**GOAL OF THE EXERCISE:** Reproduce every line of the material below, but drop the pictures.
----- RECORDED DATA
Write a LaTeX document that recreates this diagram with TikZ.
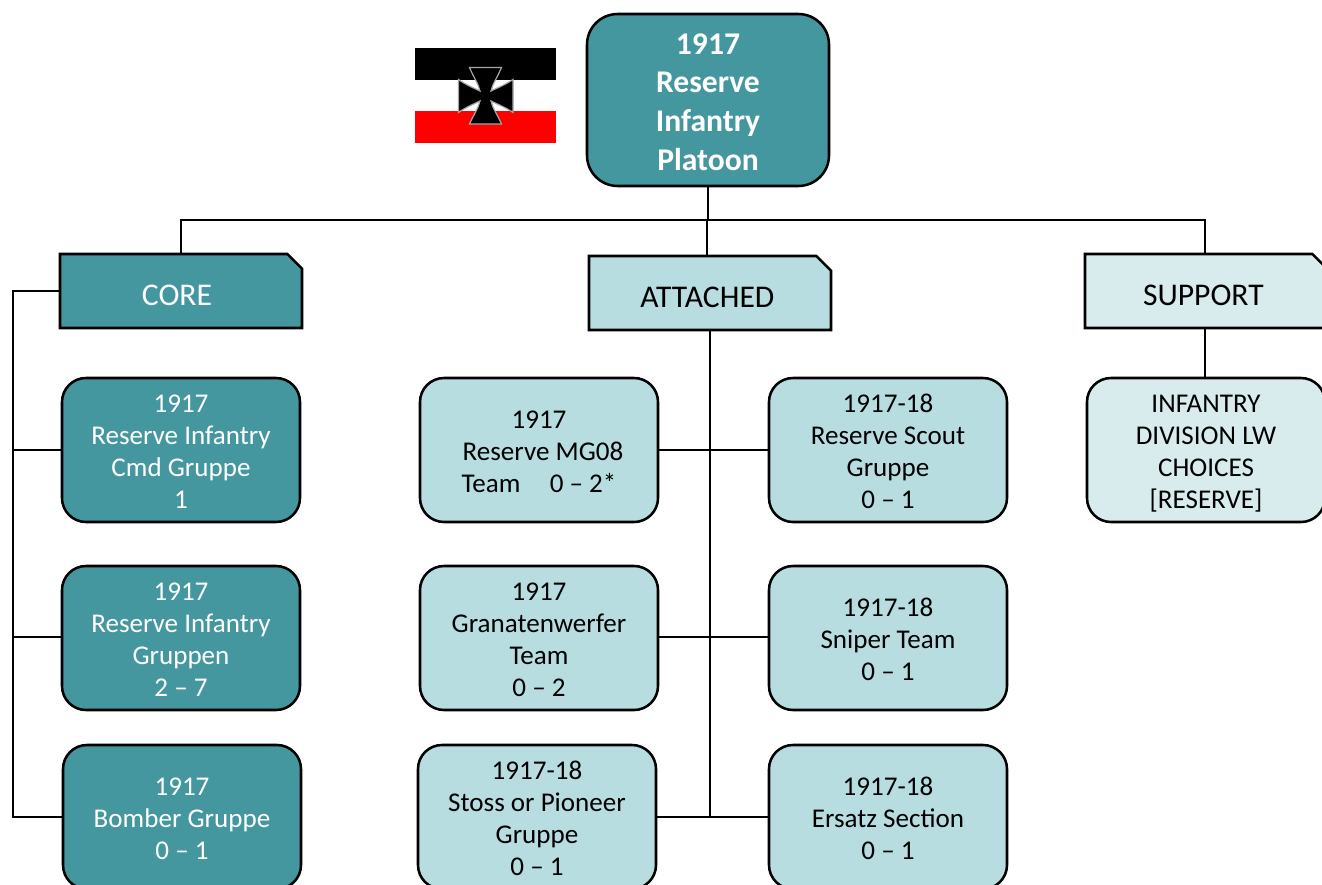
\documentclass[tikz,border=0pt]{standalone}
\usepackage{fontspec}
\setmainfont{Carlito}
\usetikzlibrary{shapes.misc}
\definecolor{tealdark}{HTML}{45979F}
\definecolor{teallight}{HTML}{B8DDE0}
\definecolor{tealpale}{HTML}{D9ECED}
\definecolor{flagred}{HTML}{FF0000}
\newcommand\tstrut{\leavevmode\rule{0pt}{18pt}}
\newcommand\ttstrut{\leavevmode\rule{0pt}{21pt}}
\tikzset{
  box/.style={draw=black,line width=1.9pt,rectangle,rounded corners=18pt,inner sep=0pt,outer sep=0pt,
    minimum width=178.5pt,minimum height=108pt,align=center,font=\fontsize{20.3}{24}\selectfont,
    execute at end node={\rule[-3pt]{0pt}{3pt}}},
  darkbox/.style={box,fill=tealdark,text=white},
  lightbox/.style={box,fill=teallight,text=black},
  palebox/.style={box,fill=tealpale,text=black},
  titlebox/.style={darkbox,minimum width=181.5pt,minimum height=129pt,rounded corners=23pt,
    font=\fontsize{23.7}{29}\selectfont\bfseries},
  headbox/.style={draw=black,line width=1.9pt,chamfered rectangle,chamfered rectangle corners=north east,
    chamfered rectangle xsep=11pt,chamfered rectangle ysep=11pt,inner sep=0pt,outer sep=0pt,
    minimum width=181.5pt,minimum height=55.5pt,font=\fontsize{23.7}{25}\selectfont},
  link/.style={line width=2.2pt,draw=black,line cap=rect},
}
\begin{document}
\begin{tikzpicture}[x=0.75pt,y=-0.75pt]
\useasboundingbox (0,0) rectangle (1322,885);
\clip (0,0) rectangle (1322,885);
% flag
\fill[black] (415,48) rectangle (556,80);
\fill[white] (415,80) rectangle (556,111);
\fill[flagred] (415,111) rectangle (556,143);
\draw[fill=black,draw=gray!70,line width=0.9pt,line join=miter]
  (469.5,67.5) -- (501.5,67.5)
  .. controls (497,78) and (492.5,84) .. (491,91)
  .. controls (497,88) and (505,85) .. (513,79.5) -- (513,112.5)
  .. controls (505,107) and (497,104) .. (491,101)
  .. controls (492.5,108) and (497,114) .. (501.5,124) -- (469.5,124)
  .. controls (474,114) and (478.5,108) .. (480,101)
  .. controls (474,104) and (466,107) .. (458.5,112.5) -- (458.5,79.5)
  .. controls (466,85) and (474,88) .. (480,91)
  .. controls (478.5,84) and (474,78) .. (469.5,67.5) -- cycle;
% junctions
\coordinate (busT) at (708,220);
\coordinate (busC) at (181,220);
\coordinate (busA) at (707,220);
\coordinate (busS) at (1205,220);
\coordinate (leftTop) at (13,291);
\coordinate (leftBot) at (13,817);
\coordinate (midBot) at (710,817);
\coordinate (leftC1) at (13,450);
\coordinate (leftC2) at (13,637);
\coordinate (mid1) at (710,450);
\coordinate (mid2) at (710,637);
% nodes
\node[titlebox] (title) at (708,100) {\ttstrut 1917\\Reserve\\Infantry\\Platoon};
\node[headbox,fill=tealdark,text=white] (core) at (181,291) {\raisebox{-10.5pt}[0pt][0pt]{\hspace*{-6pt}CORE}};
\node[headbox,fill=teallight] (attached) at (710,293) {\raisebox{-10.5pt}[0pt][0pt]{\hspace*{-4pt}ATTACHED}};
\node[headbox,fill=tealpale] (support) at (1206,291) {\raisebox{-10.5pt}[0pt][0pt]{\hspace*{-4pt}SUPPORT}};
\node[darkbox] (c1) at (181,450) {\tstrut 1917\\Reserve Infantry\\Cmd Gruppe\\1};
\node[darkbox] (c2) at (181,638) {\tstrut 1917\\Reserve Infantry\\Gruppen\\2 – 7};
\node[darkbox] (c3) at (182,817) {\tstrut 1917\\Bomber Gruppe\\0 – 1};
\node[lightbox] (a1) at (539,450) {\tstrut 1917\\\hspace*{6pt}Reserve MG08\\Team\hspace{22pt}0 – 2*};
\node[lightbox] (a2) at (539,638) {\tstrut 1917\\Granatenwerfer\\Team\\0 – 2};
\node[lightbox] (a3) at (537,817) {\tstrut 1917-18\\Stoss or Pioneer\\Gruppe\\0 – 1};
\node[lightbox] (b1) at (888,450) {\tstrut 1917-18\\Reserve Scout\\Gruppe\\0 – 1};
\node[lightbox] (b2) at (888,638) {\tstrut 1917-18\\Sniper Team\\0 – 1};
\node[lightbox] (b3) at (888,817) {\tstrut 1917-18\\Ersatz Section\\0 – 1};
\node[palebox] (s1) at (1206,450) {\tstrut INFANTRY\\DIVISION LW\\CHOICES\\\smash{[RESERVE]}};
% connectors
\draw[link] (title.south) -- (busT);
\draw[link] (busC) -- (busS);
\draw[link] (busC) -- (busC |- core.north);
\draw[link] (busA) -- (busA |- attached.north);
\draw[link] (busS) -- (busS |- support.north);
\draw[link] (core.west |- leftTop) -- (leftTop) -- (leftBot) -- (leftBot -| c3.west);
\draw[link] (leftC1) -- (leftC1 -| c1.west);
\draw[link] (leftC2) -- (leftC2 -| c2.west);
\draw[link] (attached.south) -- (midBot);
\draw[link] (mid1 -| a1.east) -- (mid1 -| b1.west);
\draw[link] (mid2 -| a2.east) -- (mid2 -| b2.west);
\draw[link] (midBot -| a3.east) -- (midBot -| b3.west);
\draw[link] (busS |- support.south) -- (busS |- s1.north);
\end{tikzpicture}
\end{document}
----------
**EXPECTED ANSWER:**
Write a LaTeX document that recreates this diagram with TikZ.
\documentclass[tikz,border=0pt]{standalone}
\usepackage{fontspec}
\setmainfont{Carlito}
\usetikzlibrary{shapes.misc}
\definecolor{tealdark}{HTML}{45979F}
\definecolor{teallight}{HTML}{B8DDE0}
\definecolor{tealpale}{HTML}{D9ECED}
\definecolor{flagred}{HTML}{FF0000}
\newcommand\tstrut{\leavevmode\rule{0pt}{18pt}}
\newcommand\ttstrut{\leavevmode\rule{0pt}{21pt}}
\tikzset{
  box/.style={draw=black,line width=1.9pt,rectangle,rounded corners=18pt,inner sep=0pt,outer sep=0pt,
    minimum width=178.5pt,minimum height=108pt,align=center,font=\fontsize{20.3}{24}\selectfont,
    execute at end node={\rule[-3pt]{0pt}{3pt}}},
  darkbox/.style={box,fill=tealdark,text=white},
  lightbox/.style={box,fill=teallight,text=black},
  palebox/.style={box,fill=tealpale,text=black},
  titlebox/.style={darkbox,minimum width=181.5pt,minimum height=129pt,rounded corners=23pt,
    font=\fontsize{23.7}{29}\selectfont\bfseries},
  headbox/.style={draw=black,line width=1.9pt,chamfered rectangle,chamfered rectangle corners=north east,
    chamfered rectangle xsep=11pt,chamfered rectangle ysep=11pt,inner sep=0pt,outer sep=0pt,
    minimum width=181.5pt,minimum height=55.5pt,font=\fontsize{23.7}{25}\selectfont},
  link/.style={line width=2.2pt,draw=black,line cap=rect},
}
\begin{document}
\begin{tikzpicture}[x=0.75pt,y=-0.75pt]
\useasboundingbox (0,0) rectangle (1322,885);
\clip (0,0) rectangle (1322,885);
% flag
\fill[black] (415,48) rectangle (556,80);
\fill[white] (415,80) rectangle (556,111);
\fill[flagred] (415,111) rectangle (556,143);
\draw[fill=black,draw=gray!70,line width=0.9pt,line join=miter]
  (469.5,67.5) -- (501.5,67.5)
  .. controls (497,78) and (492.5,84) .. (491,91)
  .. controls (497,88) and (505,85) .. (513,79.5) -- (513,112.5)
  .. controls (505,107) and (497,104) .. (491,101)
  .. controls (492.5,108) and (497,114) .. (501.5,124) -- (469.5,124)
  .. controls (474,114) and (478.5,108) .. (480,101)
  .. controls (474,104) and (466,107) .. (458.5,112.5) -- (458.5,79.5)
  .. controls (466,85) and (474,88) .. (480,91)
  .. controls (478.5,84) and (474,78) .. (469.5,67.5) -- cycle;
% junctions
\coordinate (busT) at (708,220);
\coordinate (busC) at (181,220);
\coordinate (busA) at (707,220);
\coordinate (busS) at (1205,220);
\coordinate (leftTop) at (13,291);
\coordinate (leftBot) at (13,817);
\coordinate (midBot) at (710,817);
\coordinate (leftC1) at (13,450);
\coordinate (leftC2) at (13,637);
\coordinate (mid1) at (710,450);
\coordinate (mid2) at (710,637);
% nodes
\node[titlebox] (title) at (708,100) {\ttstrut 1917\\Reserve\\Infantry\\Platoon};
\node[headbox,fill=tealdark,text=white] (core) at (181,291) {\raisebox{-10.5pt}[0pt][0pt]{\hspace*{-6pt}CORE}};
\node[headbox,fill=teallight] (attached) at (710,293) {\raisebox{-10.5pt}[0pt][0pt]{\hspace*{-4pt}ATTACHED}};
\node[headbox,fill=tealpale] (support) at (1206,291) {\raisebox{-10.5pt}[0pt][0pt]{\hspace*{-4pt}SUPPORT}};
\node[darkbox] (c1) at (181,450) {\tstrut 1917\\Reserve Infantry\\Cmd Gruppe\\1};
\node[darkbox] (c2) at (181,638) {\tstrut 1917\\Reserve Infantry\\Gruppen\\2 – 7};
\node[darkbox] (c3) at (182,817) {\tstrut 1917\\Bomber Gruppe\\0 – 1};
\node[lightbox] (a1) at (539,450) {\tstrut 1917\\\hspace*{6pt}Reserve MG08\\Team\hspace{22pt}0 – 2*};
\node[lightbox] (a2) at (539,638) {\tstrut 1917\\Granatenwerfer\\Team\\0 – 2};
\node[lightbox] (a3) at (537,817) {\tstrut 1917-18\\Stoss or Pioneer\\Gruppe\\0 – 1};
\node[lightbox] (b1) at (888,450) {\tstrut 1917-18\\Reserve Scout\\Gruppe\\0 – 1};
\node[lightbox] (b2) at (888,638) {\tstrut 1917-18\\Sniper Team\\0 – 1};
\node[lightbox] (b3) at (888,817) {\tstrut 1917-18\\Ersatz Section\\0 – 1};
\node[palebox] (s1) at (1206,450) {\tstrut INFANTRY\\DIVISION LW\\CHOICES\\\smash{[RESERVE]}};
% connectors
\draw[link] (title.south) -- (busT);
\draw[link] (busC) -- (busS);
\draw[link] (busC) -- (busC |- core.north);
\draw[link] (busA) -- (busA |- attached.north);
\draw[link] (busS) -- (busS |- support.north);
\draw[link] (core.west |- leftTop) -- (leftTop) -- (leftBot) -- (leftBot -| c3.west);
\draw[link] (leftC1) -- (leftC1 -| c1.west);
\draw[link] (leftC2) -- (leftC2 -| c2.west);
\draw[link] (attached.south) -- (midBot);
\draw[link] (mid1 -| a1.east) -- (mid1 -| b1.west);
\draw[link] (mid2 -| a2.east) -- (mid2 -| b2.west);
\draw[link] (midBot -| a3.east) -- (midBot -| b3.west);
\draw[link] (busS |- support.south) -- (busS |- s1.north);
\end{tikzpicture}
\end{document}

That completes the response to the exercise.